State only the count of lines in the listing below that hold "chart".

**Supplied data:**
--

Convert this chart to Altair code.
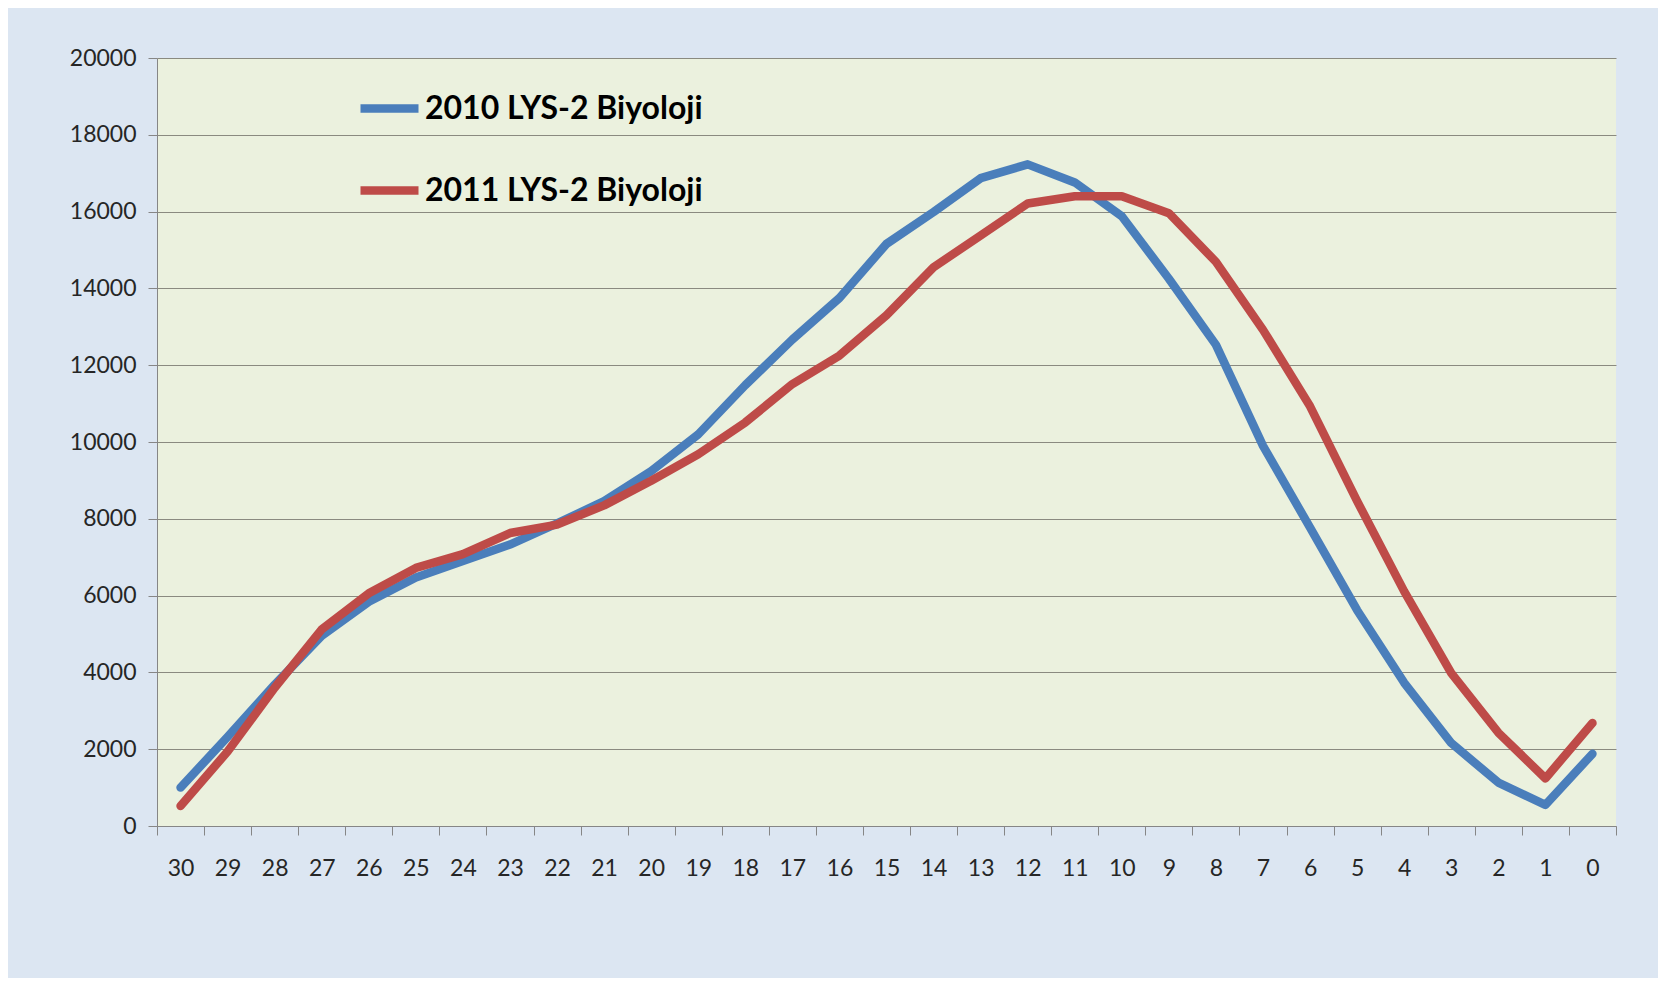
import altair as alt
import pandas as pd

scores = [str(v) for v in range(30, -1, -1)]
s2010 = [1000, 2320, 3680, 4950, 5840, 6470, 6900, 7330, 7880, 8460, 9240,
         10200, 11480, 12670, 13750, 15160, 15990, 16870, 17230, 16760, 15880,
         14250, 12530, 9900, 7770, 5620, 3730, 2160, 1130, 550, 1880]
s2011 = [520, 1940, 3600, 5120, 6060, 6720, 7080, 7630, 7850, 8350, 8990,
         9680, 10510, 11510, 12250, 13300, 14550, 15380, 16210, 16400, 16400,
         15960, 14690, 12920, 10930, 8460, 6110, 3980, 2430, 1240, 2680]
series = ["2010 LYS-2 Biyoloji", "2011 LYS-2 Biyoloji"]
colors = ["#4a7ebb", "#be4b48"]

rows = []
for name, vals in zip(series, [s2010, s2011]):
    for sc, v in zip(scores, vals):
        rows.append({"puan": sc, "sayi": v, "seri": name})
df = pd.DataFrame(rows)

chart = alt.Chart(df).mark_line(strokeWidth=8.5, strokeCap="round", strokeJoin="round").encode(
    x=alt.X("puan:N", sort=scores, title=None,
            scale=alt.Scale(paddingInner=0, paddingOuter=0),
            axis=alt.Axis(labelAngle=0, tickBand="extent", grid=False,
                          tickSize=9, labelPadding=22, domainColor="#868686",
                          tickColor="#868686", labelFontSize=23,
                          labelFont="Lato", labelColor="#262626")),
    y=alt.Y("sayi:Q", title=None,
            scale=alt.Scale(domain=[0, 20000], nice=False),
            axis=alt.Axis(values=list(range(0, 20001, 2000)), format="d",
                          tickSize=9, labelPadding=12, domainColor="#868686",
                          tickColor="#868686", gridColor="#8a8a80",
                          gridWidth=1.2, labelFontSize=23,
                          labelFont="Lato", labelColor="#262626")),
    color=alt.Color("seri:N", scale=alt.Scale(domain=series, range=colors),
                    legend=alt.Legend(title=None, orient="none", legendX=199,
                                      legendY=17, symbolType="stroke",
                                      symbolStrokeWidth=8.5, symbolSize=3364,
                                      labelFontSize=32, labelFont="Lato",
                                      labelFontWeight="bold", labelColor="#000000",
                                      labelOffset=2, rowPadding=31,
                                      labelLimit=500)),
).properties(
    width=1459, height=768,
    autosize=alt.AutoSizeParams(type="none"),
    padding={"left": 149, "top": 50, "right": 42, "bottom": 152},
    background="#dce6f2",
).configure_view(fill="#ebf1de", stroke=None)

chart.save("out.html", embed_options={"renderer": "svg", "actions": False})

--

**Answer below:** 3